---------- Information supplied
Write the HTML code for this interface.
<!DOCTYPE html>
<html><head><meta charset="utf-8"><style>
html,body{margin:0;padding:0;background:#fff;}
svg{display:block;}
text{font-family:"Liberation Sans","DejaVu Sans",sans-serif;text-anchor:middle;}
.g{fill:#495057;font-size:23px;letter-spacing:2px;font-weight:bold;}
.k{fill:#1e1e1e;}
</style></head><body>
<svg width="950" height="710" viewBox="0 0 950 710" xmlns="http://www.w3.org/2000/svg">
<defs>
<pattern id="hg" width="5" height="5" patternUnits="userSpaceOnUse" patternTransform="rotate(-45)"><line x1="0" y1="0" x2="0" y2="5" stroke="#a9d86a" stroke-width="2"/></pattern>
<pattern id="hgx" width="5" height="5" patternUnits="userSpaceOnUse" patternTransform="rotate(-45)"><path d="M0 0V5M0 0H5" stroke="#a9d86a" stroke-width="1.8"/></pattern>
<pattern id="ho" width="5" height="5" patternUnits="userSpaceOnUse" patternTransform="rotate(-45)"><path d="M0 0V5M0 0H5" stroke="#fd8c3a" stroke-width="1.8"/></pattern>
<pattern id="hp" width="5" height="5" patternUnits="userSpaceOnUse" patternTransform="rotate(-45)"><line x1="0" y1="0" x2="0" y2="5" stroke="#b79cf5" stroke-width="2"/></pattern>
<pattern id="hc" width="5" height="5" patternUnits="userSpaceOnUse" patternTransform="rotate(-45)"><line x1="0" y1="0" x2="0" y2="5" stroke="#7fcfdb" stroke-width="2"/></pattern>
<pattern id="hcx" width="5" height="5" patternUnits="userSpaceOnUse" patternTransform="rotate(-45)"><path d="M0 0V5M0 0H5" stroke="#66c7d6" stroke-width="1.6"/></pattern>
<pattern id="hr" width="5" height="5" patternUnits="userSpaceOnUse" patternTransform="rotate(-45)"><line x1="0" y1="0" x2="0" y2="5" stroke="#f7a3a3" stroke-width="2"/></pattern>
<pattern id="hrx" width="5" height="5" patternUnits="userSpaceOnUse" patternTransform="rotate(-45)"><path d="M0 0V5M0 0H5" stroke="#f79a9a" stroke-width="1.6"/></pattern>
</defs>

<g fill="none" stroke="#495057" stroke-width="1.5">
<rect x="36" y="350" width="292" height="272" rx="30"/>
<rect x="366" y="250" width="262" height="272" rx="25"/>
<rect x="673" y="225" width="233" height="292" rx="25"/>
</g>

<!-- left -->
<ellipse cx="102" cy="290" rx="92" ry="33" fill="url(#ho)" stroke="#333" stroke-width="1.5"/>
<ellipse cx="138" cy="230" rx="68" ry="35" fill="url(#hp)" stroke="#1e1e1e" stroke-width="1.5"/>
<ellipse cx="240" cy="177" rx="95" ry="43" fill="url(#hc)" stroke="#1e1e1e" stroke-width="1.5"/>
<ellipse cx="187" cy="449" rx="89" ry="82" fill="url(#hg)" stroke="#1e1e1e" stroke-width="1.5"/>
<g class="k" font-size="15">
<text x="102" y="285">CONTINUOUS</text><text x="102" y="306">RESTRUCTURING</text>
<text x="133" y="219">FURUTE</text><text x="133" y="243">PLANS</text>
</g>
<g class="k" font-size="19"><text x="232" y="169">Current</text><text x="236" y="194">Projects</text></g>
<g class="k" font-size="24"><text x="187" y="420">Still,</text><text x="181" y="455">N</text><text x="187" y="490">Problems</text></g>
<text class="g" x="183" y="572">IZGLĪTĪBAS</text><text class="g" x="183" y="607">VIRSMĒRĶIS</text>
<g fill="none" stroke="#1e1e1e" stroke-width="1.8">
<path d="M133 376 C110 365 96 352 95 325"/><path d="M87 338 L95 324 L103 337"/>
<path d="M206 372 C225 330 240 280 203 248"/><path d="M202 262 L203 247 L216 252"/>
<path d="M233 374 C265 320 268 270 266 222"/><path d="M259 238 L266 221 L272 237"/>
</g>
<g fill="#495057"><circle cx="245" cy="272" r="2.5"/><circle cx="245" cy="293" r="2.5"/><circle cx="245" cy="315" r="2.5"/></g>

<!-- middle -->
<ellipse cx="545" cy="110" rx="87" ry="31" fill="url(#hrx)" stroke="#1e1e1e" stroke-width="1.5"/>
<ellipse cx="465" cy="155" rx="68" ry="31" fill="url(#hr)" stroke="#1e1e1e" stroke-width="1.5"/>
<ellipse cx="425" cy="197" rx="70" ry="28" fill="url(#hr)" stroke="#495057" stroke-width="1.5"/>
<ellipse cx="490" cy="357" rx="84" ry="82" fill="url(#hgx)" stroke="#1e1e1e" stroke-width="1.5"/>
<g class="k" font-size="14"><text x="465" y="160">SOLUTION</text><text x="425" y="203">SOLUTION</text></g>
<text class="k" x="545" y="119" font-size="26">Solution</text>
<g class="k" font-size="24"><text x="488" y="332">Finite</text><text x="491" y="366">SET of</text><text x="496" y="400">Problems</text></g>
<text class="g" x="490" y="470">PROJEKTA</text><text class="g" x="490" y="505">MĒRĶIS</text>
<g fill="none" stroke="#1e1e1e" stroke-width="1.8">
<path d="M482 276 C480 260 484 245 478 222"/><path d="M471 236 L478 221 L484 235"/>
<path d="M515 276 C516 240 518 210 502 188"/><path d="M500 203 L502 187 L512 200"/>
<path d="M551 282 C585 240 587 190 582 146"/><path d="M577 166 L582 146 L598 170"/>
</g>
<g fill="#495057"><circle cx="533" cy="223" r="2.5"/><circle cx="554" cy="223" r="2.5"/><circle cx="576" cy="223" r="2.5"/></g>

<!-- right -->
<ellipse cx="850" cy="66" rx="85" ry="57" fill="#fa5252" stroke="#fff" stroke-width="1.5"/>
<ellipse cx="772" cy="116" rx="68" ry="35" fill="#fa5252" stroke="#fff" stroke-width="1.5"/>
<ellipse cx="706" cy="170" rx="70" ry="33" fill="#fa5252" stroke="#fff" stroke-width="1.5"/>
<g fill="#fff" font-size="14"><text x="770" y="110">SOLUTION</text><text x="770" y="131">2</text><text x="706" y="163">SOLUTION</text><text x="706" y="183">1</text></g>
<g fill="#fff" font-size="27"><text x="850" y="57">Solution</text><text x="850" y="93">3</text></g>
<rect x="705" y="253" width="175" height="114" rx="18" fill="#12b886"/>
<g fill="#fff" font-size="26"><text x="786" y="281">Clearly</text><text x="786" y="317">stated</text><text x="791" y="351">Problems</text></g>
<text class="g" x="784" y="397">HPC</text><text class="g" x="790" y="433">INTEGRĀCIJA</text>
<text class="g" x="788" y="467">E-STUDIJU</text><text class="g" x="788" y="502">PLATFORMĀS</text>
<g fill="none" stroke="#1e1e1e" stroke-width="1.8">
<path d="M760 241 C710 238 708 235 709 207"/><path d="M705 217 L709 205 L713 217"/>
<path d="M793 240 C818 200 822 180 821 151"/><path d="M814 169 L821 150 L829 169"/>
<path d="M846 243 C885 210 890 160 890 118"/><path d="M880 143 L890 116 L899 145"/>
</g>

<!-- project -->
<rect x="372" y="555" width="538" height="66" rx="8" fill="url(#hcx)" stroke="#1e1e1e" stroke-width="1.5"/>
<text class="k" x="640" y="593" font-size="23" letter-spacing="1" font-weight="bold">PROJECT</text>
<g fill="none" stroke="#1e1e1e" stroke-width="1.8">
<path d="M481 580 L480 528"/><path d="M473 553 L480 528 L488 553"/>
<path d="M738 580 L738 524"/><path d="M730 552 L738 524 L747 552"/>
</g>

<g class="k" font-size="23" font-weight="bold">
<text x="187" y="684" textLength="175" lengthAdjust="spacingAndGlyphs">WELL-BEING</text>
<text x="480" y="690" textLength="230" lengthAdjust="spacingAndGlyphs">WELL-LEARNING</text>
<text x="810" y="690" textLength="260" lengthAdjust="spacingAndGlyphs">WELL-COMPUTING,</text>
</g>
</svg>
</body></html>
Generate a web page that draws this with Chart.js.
--------------------
Check each line of the records for the string "this" and state how many lines contain it. Give only the number.

• Exercise output: 2